Rapat Pleno Komisi Liturgi Konferensi Waligereja Indonesia yang diselenggarakan pada 18-22 Juli 2011 di Graha Wacana, SVD Family Centre, Jalan Raya Ledug 5A, Prigen, Jawa Timur. Pertemuan yang dihadiri oleh para Utusan Keuskupan se-Indonesia, para Dosen Liturgi, dan Dewan Pleno Komisi ini memilih tema: “Menemukan Kembali Spiritualitas Devosi“. Pengalaman devosi merupakan suasana yang dominan dalam kehidupan umat. Devosi membantu umat untuk mengungkapkan hubungan dengan Allah dan untuk menumbuhkembangkan iman. Namun, seringkali devosi dilakukan  semata-mata untuk menuruti perasaan pribadi tanpa memperhatikan kebenaran iman yang seharusnya terungkap di dalamnya dan tanpa memperhatikan dampaknya bagi sesama umat beriman. Selain kebutuhan pribadi umat dengan harapan bahwa Allah akan memenuhi kebutuhannya. Karena merasa puas dengan menjalankan devosi, banyak orang yang kemudian kurang menghayati dan kurang menghargai liturgi.

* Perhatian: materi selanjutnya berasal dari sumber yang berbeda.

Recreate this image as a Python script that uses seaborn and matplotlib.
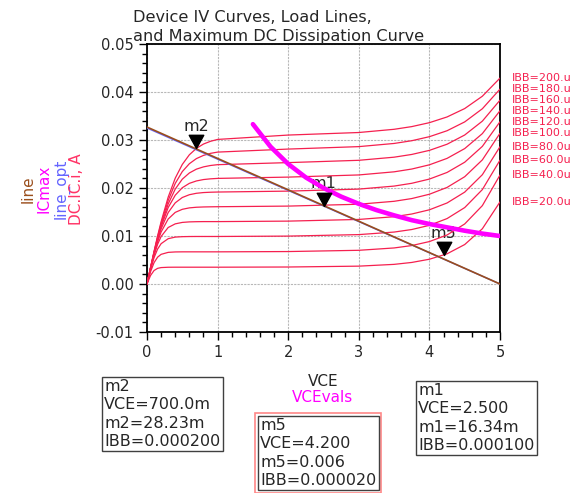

Apalagi liturgi dirasa sangat kering dan membosankan karena tidak sesuai keinginan dan persaan pribadinya. Melihat kenyataan itu, seluruh anggota Gereja perlu memahami spiritualitas devosi, kaitan antara devosi dan liturgi, serta bagaimana menjalankan devosi secara benar dan sehat.

A. Latar Belakang
Devosi: Dalam devosi orang mengungkapkan bakti kepada pribadi yang dihormati dan dikasihi. Dalam pemahaman religious, devosi diarahkan kepada Allah baik secara langsung maupun melalui orang kudus dengan berbagai cara dan sarana. Devosi yang bersifat personal itu dilakukan dalam kesadaran sebagai anggota tubuh Kristus. Devosi diungkapkan dengan doa, mudah, kebiasaan yang dikaitkan dengan waktu atau tempat tertentu, panji-panji, medali, busana, dan sebagainya. Devosi tidak terkait pada aturan resmi Gereja seperti liturgi. Gereja pun tidak mewajibkan orang beriman untuk melaksanakannya, walaupun kegiatan ini sungguh bernilai dan disukai. Penyelenggaraan devosi, baik urutan maupun unsur-unsurnya, dapat berubah-ubah sesuai dengan keinginan orang yang melaksanakannya. Karena lebih mengikuti keinginan pribadi, devosi tidak terkait pada kebersamaan, walaupun orang-orang yang memilikih keinginan yang sama dapat melakukannya secara bersama-sama. 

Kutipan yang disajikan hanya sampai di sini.